Un esempio su tutti: la coppia Larkin-Bargnani, la scorsa estate, è passata armi e bagagli dai Brooklyn Nets al Baskonia (ACB-Eurolega), per contratti mediamente onerosi (circa 2,3 milioni di dollari complessivi). Shane Larkin, pur in una situazione di emergenza come quella dei Nets dello scorso anno, non aveva demeritato: con i roster estesi a 17 giocatori, siamo certi che non avrebbe potuto ambire ad un contratto in NBA? Ed il Mago nazionale, qualora posto di fronte ad un’offerta al minimo, e qualora questo fosse stato più remunerativo dell’attuale, avrebbe ugualmente ceduto alle sirene europee? Forse si, nel caso specifico, ma domani potrebbe non essere più così semplice.
E soprattutto: la D-League, il mondo sommerso degli ex collegiali undrafted, costituiscono da sempre un vastissimo bacino, forse il più comodo e frequentato, cui attingere per la selezione dei propri stranieri.

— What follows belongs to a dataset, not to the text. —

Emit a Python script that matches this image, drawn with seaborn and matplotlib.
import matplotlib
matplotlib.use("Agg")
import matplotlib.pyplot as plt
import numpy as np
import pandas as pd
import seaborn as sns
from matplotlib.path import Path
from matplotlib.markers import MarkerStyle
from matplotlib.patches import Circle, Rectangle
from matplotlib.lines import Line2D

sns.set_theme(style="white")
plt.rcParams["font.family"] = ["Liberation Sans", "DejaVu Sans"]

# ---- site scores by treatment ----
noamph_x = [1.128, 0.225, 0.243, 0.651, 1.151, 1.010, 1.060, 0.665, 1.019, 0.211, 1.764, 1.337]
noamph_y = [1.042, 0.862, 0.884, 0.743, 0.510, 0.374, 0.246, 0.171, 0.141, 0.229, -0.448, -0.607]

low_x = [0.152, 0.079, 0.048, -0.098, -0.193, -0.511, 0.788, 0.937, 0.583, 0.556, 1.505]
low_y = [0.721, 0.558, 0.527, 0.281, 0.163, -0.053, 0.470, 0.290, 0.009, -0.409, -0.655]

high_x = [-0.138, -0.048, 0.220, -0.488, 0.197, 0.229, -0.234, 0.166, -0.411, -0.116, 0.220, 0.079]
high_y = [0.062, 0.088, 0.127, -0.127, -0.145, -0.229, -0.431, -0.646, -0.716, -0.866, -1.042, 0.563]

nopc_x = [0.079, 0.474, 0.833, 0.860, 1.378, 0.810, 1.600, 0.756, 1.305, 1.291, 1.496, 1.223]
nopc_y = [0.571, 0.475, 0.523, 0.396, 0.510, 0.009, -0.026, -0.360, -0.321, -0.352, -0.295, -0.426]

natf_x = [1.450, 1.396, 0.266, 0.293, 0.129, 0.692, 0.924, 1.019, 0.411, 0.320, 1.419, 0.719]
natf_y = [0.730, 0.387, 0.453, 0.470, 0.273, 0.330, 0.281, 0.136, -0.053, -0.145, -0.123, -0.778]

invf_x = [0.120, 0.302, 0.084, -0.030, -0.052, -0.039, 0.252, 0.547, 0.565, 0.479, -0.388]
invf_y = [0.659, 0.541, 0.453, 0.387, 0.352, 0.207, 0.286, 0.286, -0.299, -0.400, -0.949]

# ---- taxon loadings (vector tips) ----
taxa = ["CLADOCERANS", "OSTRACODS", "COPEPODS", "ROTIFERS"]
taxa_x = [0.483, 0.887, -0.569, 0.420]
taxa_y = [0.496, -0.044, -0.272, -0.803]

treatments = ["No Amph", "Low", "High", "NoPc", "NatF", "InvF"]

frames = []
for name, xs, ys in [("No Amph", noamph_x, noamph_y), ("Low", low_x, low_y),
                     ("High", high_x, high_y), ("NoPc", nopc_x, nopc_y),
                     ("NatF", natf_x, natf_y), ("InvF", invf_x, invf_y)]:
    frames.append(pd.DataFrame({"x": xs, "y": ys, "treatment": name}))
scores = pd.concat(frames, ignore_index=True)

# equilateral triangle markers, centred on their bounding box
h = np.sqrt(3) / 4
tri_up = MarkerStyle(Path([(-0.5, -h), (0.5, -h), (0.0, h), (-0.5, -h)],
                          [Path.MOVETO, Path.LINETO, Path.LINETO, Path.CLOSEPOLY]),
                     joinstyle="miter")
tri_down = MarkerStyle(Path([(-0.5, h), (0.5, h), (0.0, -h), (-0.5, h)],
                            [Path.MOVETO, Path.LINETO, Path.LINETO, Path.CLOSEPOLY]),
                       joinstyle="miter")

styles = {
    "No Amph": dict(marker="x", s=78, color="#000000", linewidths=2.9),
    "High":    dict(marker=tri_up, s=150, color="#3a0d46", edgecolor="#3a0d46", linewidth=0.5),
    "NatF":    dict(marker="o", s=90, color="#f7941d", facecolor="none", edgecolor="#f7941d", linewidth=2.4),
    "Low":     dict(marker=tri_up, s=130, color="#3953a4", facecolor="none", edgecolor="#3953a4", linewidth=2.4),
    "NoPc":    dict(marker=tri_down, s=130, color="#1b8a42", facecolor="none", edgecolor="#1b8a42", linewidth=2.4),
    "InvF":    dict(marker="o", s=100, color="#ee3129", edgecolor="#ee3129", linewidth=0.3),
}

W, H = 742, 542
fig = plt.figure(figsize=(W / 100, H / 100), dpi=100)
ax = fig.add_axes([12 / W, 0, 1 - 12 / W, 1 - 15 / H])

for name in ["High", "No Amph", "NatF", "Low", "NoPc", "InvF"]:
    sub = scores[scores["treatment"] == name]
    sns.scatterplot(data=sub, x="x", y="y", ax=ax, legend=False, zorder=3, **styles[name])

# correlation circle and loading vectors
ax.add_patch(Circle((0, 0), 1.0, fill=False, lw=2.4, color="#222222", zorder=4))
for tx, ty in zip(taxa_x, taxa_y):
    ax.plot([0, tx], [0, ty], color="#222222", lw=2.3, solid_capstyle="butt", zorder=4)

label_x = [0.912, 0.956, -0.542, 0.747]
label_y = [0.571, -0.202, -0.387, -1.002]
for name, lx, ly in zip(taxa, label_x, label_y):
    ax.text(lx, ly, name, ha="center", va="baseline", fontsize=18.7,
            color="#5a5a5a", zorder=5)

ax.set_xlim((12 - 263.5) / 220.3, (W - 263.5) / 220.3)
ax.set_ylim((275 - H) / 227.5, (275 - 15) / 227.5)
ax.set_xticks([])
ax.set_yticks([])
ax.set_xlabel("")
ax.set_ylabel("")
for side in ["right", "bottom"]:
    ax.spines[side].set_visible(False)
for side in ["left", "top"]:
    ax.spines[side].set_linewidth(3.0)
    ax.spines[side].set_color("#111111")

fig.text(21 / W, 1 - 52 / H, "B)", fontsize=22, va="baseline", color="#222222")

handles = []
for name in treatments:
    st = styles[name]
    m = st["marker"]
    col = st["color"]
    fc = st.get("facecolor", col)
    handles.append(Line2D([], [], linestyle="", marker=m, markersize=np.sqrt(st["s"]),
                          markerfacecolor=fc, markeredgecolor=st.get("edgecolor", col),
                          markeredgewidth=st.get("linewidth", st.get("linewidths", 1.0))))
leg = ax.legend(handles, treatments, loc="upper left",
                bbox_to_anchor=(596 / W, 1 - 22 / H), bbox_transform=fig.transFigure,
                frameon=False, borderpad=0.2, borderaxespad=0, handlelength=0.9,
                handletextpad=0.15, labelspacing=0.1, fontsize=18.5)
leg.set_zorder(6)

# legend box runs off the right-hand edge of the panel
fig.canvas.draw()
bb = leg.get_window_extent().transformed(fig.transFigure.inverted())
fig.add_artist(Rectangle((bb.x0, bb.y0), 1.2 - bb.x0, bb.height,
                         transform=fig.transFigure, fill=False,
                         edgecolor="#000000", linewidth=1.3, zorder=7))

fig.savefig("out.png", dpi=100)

Pensiamo, ad esempio, alla maggior parte delle società di A ed A2 italiane, ma non solo. Una volta in vigore i nuovi termini dell’accordo, il prezzo di questi ragazzi salirà automaticamente, rendendo difficilmente accessibile a molte squadre, non solo italiane, tale mercato! Destinato, invece, a restare appannaggio delle grandi società europee, ingigantendo il divario con le realtà “provinciali”.
Altro problema: è del tutto verosimile che il draft della D-League, finora rappresentato da un evento molto sottotraccia e destinato ai soli addetti ai lavori, divenga, invece, molto più ambito da parte di centinaia di buoni ed ottimi giocatori americani e non solo! Il flusso migratorio potrebbe, dunque, addirittura invertirsi, ed in tempi, peraltro (attualmente si svolge in ottobre avanzato), assolutamente non consoni per le esigenze delle squadre europee, la cui stagione agonistica inizia ben prima!

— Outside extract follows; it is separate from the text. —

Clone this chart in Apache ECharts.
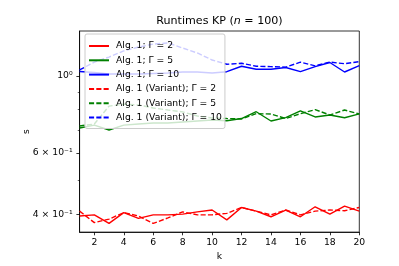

Società di medie e piccole dimensioni saranno tentate di volgere lo sguardo al mercato europeo o nazionale, ma, si sa, l’aumento della domanda genera aumento dei prezzi… Stiamo parlando di una reazione a catena i cui effetti saranno probabilmente dirompenti e, ripeto, non del tutto immaginabili.
Due possibili scenari, ad esempio, potrebbero essere un’ulteriore spinta verso la creazione di una Superlega Europea, su modello NBA, svincolata dalle realtà nazionali o (e questo potrebbe non essere affatto una cattiva idea), finalmente un vero impulso ad investire risorse economiche, progettuali ed umane per implementare i settori giovanili.
Poche idee e confuse, forse, probabilmente premature, almeno fino all’ufficializzazione del nuovo contratto. Semplici spunti di riflessione per chi segue con passione le vicende di un mercato che, da domani, potrebbe non essere più lo stesso.